## start

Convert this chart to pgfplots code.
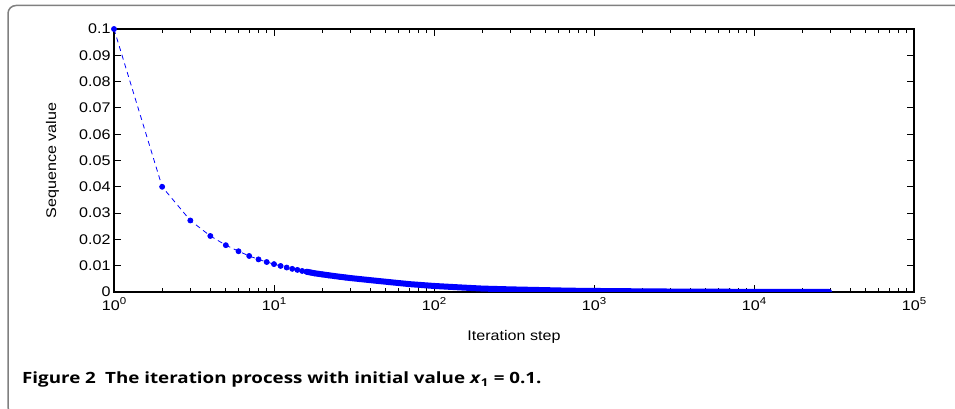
\documentclass[border=0pt]{standalone}
\usepackage{fontspec}
\setmainfont{Liberation Sans}[FakeStretch=1.15]
\newfontfamily\capfont{Open Sans}[FakeStretch=1.21]
\usepackage{pgfplots}
\pgfplotsset{compat=1.18}
\newcommand\e[1]{\raisebox{0.45em}{\fontsize{10}{10}\selectfont #1}}
\begin{document}
\begin{tikzpicture}[x=1pt,y=1pt]
\useasboundingbox (0,0) rectangle (955,409);
\draw[line width=1.5pt, color=black!50, rounded corners=8pt] (1000,-6) -- (8,-6) -- (8,403.5) -- (1000,403.5);
\begin{axis}[
  at={(114pt,117pt)}, anchor=south west, scale only axis,
  width=800pt, height=263pt,
  xmode=log, xmin=1, xmax=100000, ymin=0, ymax=0.1,
  xtick={1,10,100,1000,10000,100000},
  xticklabels={10\e{0},10\e{1},10\e{2},10\e{3},10\e{4},10\e{5}},
  ytick={0,0.01,0.02,0.03,0.04,0.05,0.06,0.07,0.08,0.09,0.1},
  yticklabels={0,0.01,0.02,0.03,0.04,0.05,0.06,0.07,0.08,0.09,0.1},
  axis line style={line width=1.3pt},
  major tick length=7pt, minor tick length=4pt,
  every tick/.style={black, line width=0.9pt},
  tick label style={font=\fontsize{14}{17}\selectfont},
  label style={font=\fontsize{14}{17}\selectfont},
  x tick label style={anchor=base, yshift=-19pt},
  xlabel={Iteration step}, ylabel={Sequence value},
  xlabel style={at={(axis description cs:0.5,-0.1863)}, anchor=base},
  ylabel style={at={(axis description cs:-0.0768,0.5)}, anchor=center},
]
\addplot[blue, line width=0.8pt, dash pattern=on 5pt off 4pt, mark=*, mark size=2.5pt, mark options={solid}]
table[row sep=\\] {
x y \\
1 0.1 \\
2 0.0400 \\
3 0.0272 \\
4 0.0213 \\
5 0.0178 \\
6 0.0155 \\
7 0.0137 \\
8 0.0124 \\
9 0.0114 \\
10 0.0106 \\
11 0.0099 \\
12 0.0093 \\
13 0.0088 \\
14 0.0084 \\
15 0.0080 \\
16 0.0077 \\
17 0.0074 \\
18 0.0071 \\
19 0.0069 \\
20 0.0067 \\
22 0.0063 \\
24 0.0060 \\
26 0.0057 \\
28 0.0055 \\
30 0.0053 \\
};
\addplot[blue, line width=6pt, line cap=round, line join=round]
table[row sep=\\] {
x y \\
16 0.0077 \\
18 0.0071 \\
20 0.0067 \\
25 0.0059 \\
30 0.0053 \\
40 0.0045 \\
50 0.0039 \\
70 0.0030 \\
100 0.0023 \\
150 0.0017 \\
200 0.0013 \\
300 0.0010 \\
500 0.0007 \\
700 0.0005 \\
1000 0.0004 \\
2000 0.00025 \\
3000 0.00018 \\
5000 0.00012 \\
10000 0.00007 \\
20000 0.00004 \\
29500 0.00003 \\
};
\end{axis}
\node[anchor=base west, inner sep=0pt, font=\capfont\bfseries\fontsize{15.5}{18}\selectfont] at (22,25.7) {Figure 2\hspace{0.6em}The iteration process with initial value \textit{x}\textsubscript{1} = 0.1.};
\end{tikzpicture}
\end{document}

## end

* [WHAT IS ASKED] Every line is to be duplicated exactly, though pictures stay out.

* [SOLVED EXERCISE]
Convert this chart to pgfplots code.
\documentclass[border=0pt]{standalone}
\usepackage{fontspec}
\setmainfont{Liberation Sans}[FakeStretch=1.15]
\newfontfamily\capfont{Open Sans}[FakeStretch=1.21]
\usepackage{pgfplots}
\pgfplotsset{compat=1.18}
\newcommand\e[1]{\raisebox{0.45em}{\fontsize{10}{10}\selectfont #1}}
\begin{document}
\begin{tikzpicture}[x=1pt,y=1pt]
\useasboundingbox (0,0) rectangle (955,409);
\draw[line width=1.5pt, color=black!50, rounded corners=8pt] (1000,-6) -- (8,-6) -- (8,403.5) -- (1000,403.5);
\begin{axis}[
  at={(114pt,117pt)}, anchor=south west, scale only axis,
  width=800pt, height=263pt,
  xmode=log, xmin=1, xmax=100000, ymin=0, ymax=0.1,
  xtick={1,10,100,1000,10000,100000},
  xticklabels={10\e{0},10\e{1},10\e{2},10\e{3},10\e{4},10\e{5}},
  ytick={0,0.01,0.02,0.03,0.04,0.05,0.06,0.07,0.08,0.09,0.1},
  yticklabels={0,0.01,0.02,0.03,0.04,0.05,0.06,0.07,0.08,0.09,0.1},
  axis line style={line width=1.3pt},
  major tick length=7pt, minor tick length=4pt,
  every tick/.style={black, line width=0.9pt},
  tick label style={font=\fontsize{14}{17}\selectfont},
  label style={font=\fontsize{14}{17}\selectfont},
  x tick label style={anchor=base, yshift=-19pt},
  xlabel={Iteration step}, ylabel={Sequence value},
  xlabel style={at={(axis description cs:0.5,-0.1863)}, anchor=base},
  ylabel style={at={(axis description cs:-0.0768,0.5)}, anchor=center},
]
\addplot[blue, line width=0.8pt, dash pattern=on 5pt off 4pt, mark=*, mark size=2.5pt, mark options={solid}]
table[row sep=\\] {
x y \\
1 0.1 \\
2 0.0400 \\
3 0.0272 \\
4 0.0213 \\
5 0.0178 \\
6 0.0155 \\
7 0.0137 \\
8 0.0124 \\
9 0.0114 \\
10 0.0106 \\
11 0.0099 \\
12 0.0093 \\
13 0.0088 \\
14 0.0084 \\
15 0.0080 \\
16 0.0077 \\
17 0.0074 \\
18 0.0071 \\
19 0.0069 \\
20 0.0067 \\
22 0.0063 \\
24 0.0060 \\
26 0.0057 \\
28 0.0055 \\
30 0.0053 \\
};
\addplot[blue, line width=6pt, line cap=round, line join=round]
table[row sep=\\] {
x y \\
16 0.0077 \\
18 0.0071 \\
20 0.0067 \\
25 0.0059 \\
30 0.0053 \\
40 0.0045 \\
50 0.0039 \\
70 0.0030 \\
100 0.0023 \\
150 0.0017 \\
200 0.0013 \\
300 0.0010 \\
500 0.0007 \\
700 0.0005 \\
1000 0.0004 \\
2000 0.00025 \\
3000 0.00018 \\
5000 0.00012 \\
10000 0.00007 \\
20000 0.00004 \\
29500 0.00003 \\
};
\end{axis}
\node[anchor=base west, inner sep=0pt, font=\capfont\bfseries\fontsize{15.5}{18}\selectfont] at (22,25.7) {Figure 2\hspace{0.6em}The iteration process with initial value \textit{x}\textsubscript{1} = 0.1.};
\end{tikzpicture}
\end{document}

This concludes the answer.